I will tell you that Ernie had my younger brother, Rhee and me flown to Motown for the 1968 World Series between the Tigers and the St. Louis Cardinals. We were there to hear Jose` Feliciano's controversial rendition of the National Anthem. We met Roger Maris, Bob Gibson, Stan "the Man" Musial and of course, all of the Tigers.

I will tell you of a day in old Tiger Stadium when Kirby Puckett, Kent Hrbek and maybe half the Minnesota Twins had a tussle to see who would be the pre-game guest for "Mr. Harwell."

And I'll tell you how I came to cherish falling a few steps behind Ernie whenever visiting Tiger Stadium, to listen as he greeted every single person - custodians, hot dog barkers, security guards, everyone - by name. Those walks came to illustrate to me Ernie's greatness, you see. Yes, his memory is remarkable, but only a great man, a compassionate man, takes the time to let every person from every walk of life know that they matter.

I've never met a greater man than my uncle Ernie, you see. He has dined more than once in the White House. He numbers among his close friends scions of industry and power. Yet his humility is genuine, rooted in the red clay nurturing of his small Georgia hometown of Washington.

Through my adult years Ernie has never failed to include me at any time, in any place, under any circumstance when we might find time for our paths to cross.
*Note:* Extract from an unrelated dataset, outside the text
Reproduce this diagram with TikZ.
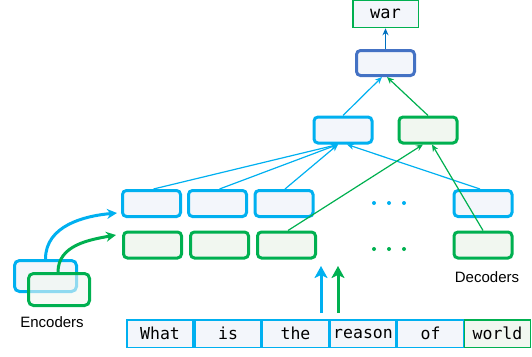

He's hosted me in ballparks across the land and in 2002 included my son, Davis, and me at ceremonies in Detroit's Comerica Park leading up to his retirement. Thanks to his generosity, I've rubbed shoulders with notables from baseball, industry, government, broadcasting and journalism over the years.

And through it all, I've learned the most important lessons of my life from just being around the gracious gentleman that is Ernie Harwell. From him I've learned that the truly great people, from Presidents to custodians, are also the most humble.
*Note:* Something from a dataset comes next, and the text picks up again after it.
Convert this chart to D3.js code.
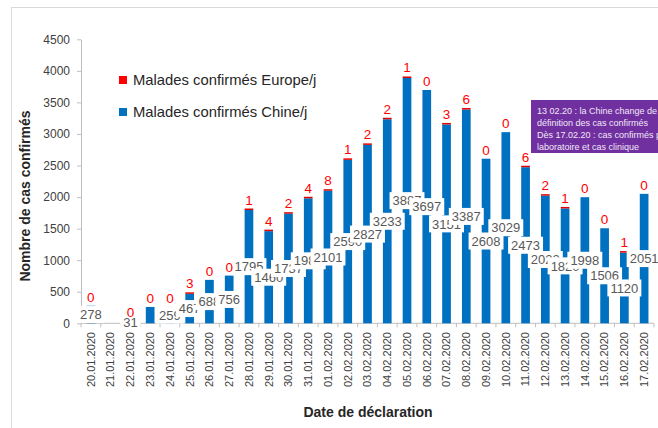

And I've come to believe, in similar fashion, that the truly greatest part of America - that part that makes America the greatest nation on earth - is what you find in a small town.
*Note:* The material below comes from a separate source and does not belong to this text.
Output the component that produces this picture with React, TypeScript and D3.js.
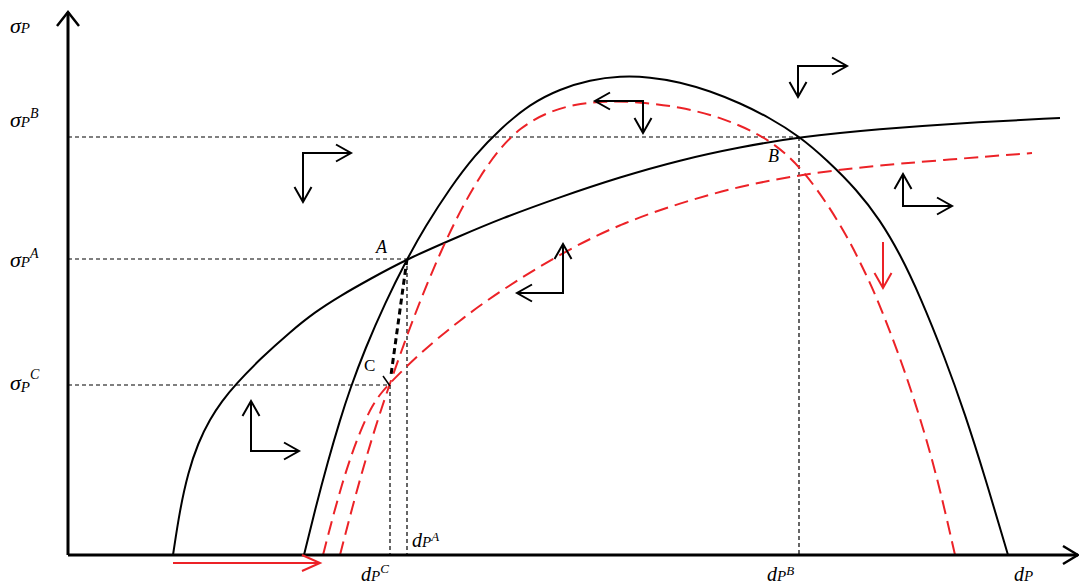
import React from "react";
import * as d3 from "d3";

type Pt = [number, number];

// curves, in chart units (x: d_P, y: sigma_P)
const blackConcave: Pt[] = [
  [105, 0], [112, 46], [120, 82], [130, 112], [142, 136], [154, 154], [167, 170],
  [192, 196], [222, 223], [247, 243], [272, 259], [302, 276], [339, 296], [392, 319],
  [432, 336], [492, 358], [552, 378], [612, 395], [672, 408], [731, 418], [812, 426],
  [892, 432], [992, 437],
];
const blackHump: Pt[] = [
  [236, 0], [247, 45], [260, 94], [272, 135], [282, 166], [297, 206], [317, 252],
  [339, 296], [357, 328], [382, 367], [407, 400], [432, 426], [462, 451], [492, 466],
  [522, 475], [552, 479], [582, 478], [612, 473], [642, 464], [672, 452], [702, 437],
  [731, 419], [759, 395], [789, 365], [812, 335], [832, 301], [852, 259], [877, 197],
  [897, 141], [917, 78], [940, 0],
];
const redHump: Pt[] = [
  [272, 0], [282, 39], [294, 83], [307, 127], [322, 172], [337, 214], [352, 254],
  [372, 302], [392, 344], [412, 379], [432, 407], [452, 427], [477, 442], [507, 451],
  [537, 454], [572, 453], [612, 448], [652, 438], [692, 421], [722, 399], [749, 367],
  [777, 323], [795, 287], [809, 257], [832, 198], [852, 138], [870, 75], [887, 0],
];
const redConcave: Pt[] = [
  [255, 0], [264, 35], [274, 71], [284, 102], [294, 128], [304, 149], [313, 162],
  [322, 172], [352, 202], [392, 235], [432, 264], [495, 303], [552, 331], [612, 352],
  [672, 369], [732, 380], [792, 388], [875, 395], [964, 402],
];
const redBase: Pt[] = [[119, 0], [255, 0]];

// equilibrium points
const pointA: Pt = [339, 296];
const pointB: Pt = [731, 418];
const pointC: Pt = [322, 170];

// direction arrows: corner, tip of horizontal arm (x), tip of vertical arm (y)
const cornerArrows = [
  { at: [235, 402], hx: 283, vy: 353 },
  { at: [495, 262], hx: 449, vy: 311 },
  { at: [575, 454], hx: 527, vy: 422 },
  { at: [730, 489], hx: 779, vy: 458 },
  { at: [835, 349], hx: 884, vy: 381 },
  { at: [183, 104], hx: 231, vy: 154 },
];
const redDown = { x: 815, from: 313, to: 267 };
const redRight = { y: -8, from: 105, to: 252 };

const RED = "#ec2227";
const FONT = "'Liberation Serif', 'DejaVu Serif', serif";

function head(tx: number, ty: number, dx: number, dy: number, len = 15, half = 8.5) {
  const bx = tx - dx * len, by = ty - dy * len;
  const px = -dy, py = dx;
  return `M${bx + px * half},${by + py * half}L${tx},${ty}L${bx - px * half},${by - py * half}`;
}

export default function App() {
  const x = d3.scaleLinear().domain([0, 1010]).range([68, 1078]);
  const y = d3.scaleLinear().domain([0, 543]).range([555, 12]);

  // smooth b-spline through the read-off points
  const line = d3.line<Pt>()
    .x(d => x(d[0]))
    .y(d => y(d[1]))
    .curve(d3.curveBasis);
  const straight = d3.line<Pt>().x(d => x(d[0])).y(d => y(d[1]));

  const x0 = x(0), y0 = y(0);

  return (
    <svg width={1079} height={588} style={{ position: "absolute", left: 0, top: 0, background: "#fff" }}
      fontFamily={FONT}>
      {/* dashed guides */}
      <g stroke="#000" strokeWidth={1.2} strokeDasharray="4,3" fill="none">
        {[pointB, pointA, pointC].map((p, i) => (
          <g key={i}>
            <line x1={x0} x2={x(p[0])} y1={y(p[1])} y2={y(p[1])} />
            <line x1={x(p[0])} x2={x(p[0])} y1={y(p[1])} y2={y0} />
          </g>
        ))}
      </g>

      {/* curves */}
      <path d={line(blackConcave)!} fill="none" stroke="#000" strokeWidth={2} />
      <path d={line(blackHump)!} fill="none" stroke="#000" strokeWidth={2} />
      <g fill="none" stroke={RED} strokeWidth={2} strokeDasharray="14,7">
        <path d={line(redHump)!} />
        <path d={line(redConcave)!} />
        <path d={straight(redBase)!} />
      </g>

      {/* A -> C path */}
      <path d={straight([pointA, [pointC[0] + 1, pointC[1] + 10]])!} stroke="#000" strokeWidth={3}
        strokeDasharray="6,4" fill="none" />
      <line x1={x(pointC[0]) - 7} y1={y(pointC[1]) - 9} x2={x(pointC[0])} y2={y(pointC[1]) + 1}
        stroke="#000" strokeWidth={1.5} />

      {/* axes */}
      <g stroke="#000" strokeWidth={3} fill="none">
        <line x1={x0} x2={x0} y1={y0} y2={y(543)} />
        <line x1={x0} x2={x(1010)} y1={y0} y2={y0} />
        <path d={head(x0, y(543), 0, -1, 14, 11)} strokeWidth={2.5} />
        <path d={head(x(1010), y0, 1, 0, 15, 9)} strokeWidth={2.5} />
      </g>

      {/* direction arrows */}
      <g stroke="#000" strokeWidth={2} fill="none">
        {cornerArrows.map((a, i) => {
          const cx = x(a.at[0]), cy = y(a.at[1]);
          const hx = x(a.hx), vy = y(a.vy);
          return (
            <g key={i}>
              <path d={`M${hx},${cy}L${cx},${cy}L${cx},${vy}`} />
              <path d={head(hx, cy, Math.sign(hx - cx), 0)} />
              <path d={head(cx, vy, 0, Math.sign(vy - cy))} />
            </g>
          );
        })}
      </g>
      <g stroke={RED} strokeWidth={2} fill="none">
        <line x1={x(redDown.x)} x2={x(redDown.x)} y1={y(redDown.from)} y2={y(redDown.to)} />
        <path d={head(x(redDown.x), y(redDown.to), 0, 1)} />
        <line x1={x(redRight.from)} x2={x(redRight.to)} y1={y(redRight.y)} y2={y(redRight.y)} />
        <path d={head(x(redRight.to), y(redRight.y), 1, 0, 18, 8)} />
      </g>

      {/* y labels */}
      <g fill="#000">
        <text x={10} y={33} fontSize={22} fontStyle="italic">σ<tspan fontSize={15}>P</tspan></text>
        <text x={10} y={y(pointB[1]) - 10} fontSize={22} fontStyle="italic">σ<tspan fontSize={15}>P</tspan>
          <tspan fontSize={14} dy={-9}>B</tspan></text>
        <text x={10} y={y(pointA[1]) + 8} fontSize={22} fontStyle="italic">σ<tspan fontSize={15}>P</tspan>
          <tspan fontSize={14} dy={-9}>A</tspan></text>
        <text x={10} y={y(pointC[1]) + 5} fontSize={22} fontStyle="italic">σ<tspan fontSize={15} dy={2}>P</tspan>
          <tspan fontSize={14} dy={-13}>C</tspan></text>

        {/* x labels */}
        <text x={x(pointA[0]) + 5} y={547} fontSize={20} fontStyle="italic">d<tspan fontSize={15}>P</tspan>
          <tspan fontSize={13} dy={-6}>A</tspan></text>
        <text x={x(pointC[0]) - 29} y={581} fontSize={20} fontStyle="italic">d<tspan fontSize={15}>P</tspan>
          <tspan fontSize={13} dy={-8}>C</tspan></text>
        <text x={x(pointB[0]) - 32} y={581} fontSize={20} fontStyle="italic">d<tspan fontSize={15}>P</tspan>
          <tspan fontSize={13} dy={-6}>B</tspan></text>
        <text x={x(946)} y={581} fontSize={20} fontStyle="italic">d<tspan fontSize={15}>P</tspan></text>

        {/* point labels */}
        <text x={x(pointA[0]) - 31} y={y(pointA[1]) - 6} fontSize={18} fontStyle="italic">A</text>
        <text x={x(pointB[0]) - 31} y={y(pointB[1]) + 25} fontSize={18} fontStyle="italic">B</text>
        <text x={x(pointC[0]) - 26} y={y(pointC[1]) - 14} fontSize={17}>C</text>
      </g>
    </svg>
  );
}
True to form, as the ceremony at Washington's Pope Center honoring him began, Ernie sat off to the side of the room, out of the limelight. Washington's mayor, Willie Burns, spoke briefly, followed by broadcasting legends Loran Smith and Pete Van Wieren. Two nicely produced videos - one from Atlanta's WXIA-TV and one from Washington's own Old South Marketing -- highlighted Ernie's 90 years on earth and 60 years in baseball.

Finally my uncle, member of Baseball's Hall of Fame in Cooperstown since 1981 and an inductee in nearly a dozen others, including the Georgia Sports Hall of Fame induction just this weekend, spryly climbed the steps to the microphone.

Ernie thanked the good folks of Washington who had labored to put together the world-class "Ernie Harwell Day," and he told a few stories.

He termed Jackie Robinson's breaking of the color barrier with the Brooklyn Dodgers in 1947 as the single greatest moment in all of sport. Born, you recall, just 17 years after the American League came into existence, he's seen a lot of legendary players, and Ernie named Willie Mays as the greatest he ever saw play the game.

Ernie's closing remarks reflected the humility that makes him the truly great man he is. He mentioned two philosophers, one a right-hander and one a lefty, who influenced him greatly. The rightly was Alfred Tennyson, who penned "I recognized that I am part of everything and that everything is part of me," while the southpaw was Yankees pitcher Lefty Gomez, the first to say "I'd rather be lucky than good."

In closing, Ernie revisited what the pharmacist told him in that drug store on the town square nearly a century ago, saying: "Well, I wish old John Green could be here to see this today; I did hang around long enough and you good people have given me something grand, indeed."

Yes, Washington surely did. Not only did small town America honor one of their own, but they gave us all a hall of fame announcer and a man who makes everyone around him a little bit better just by being in his presence, Ernie Harwell.

Nat Harwell is a Newton County resident whose column appears Sundays in The Covington News.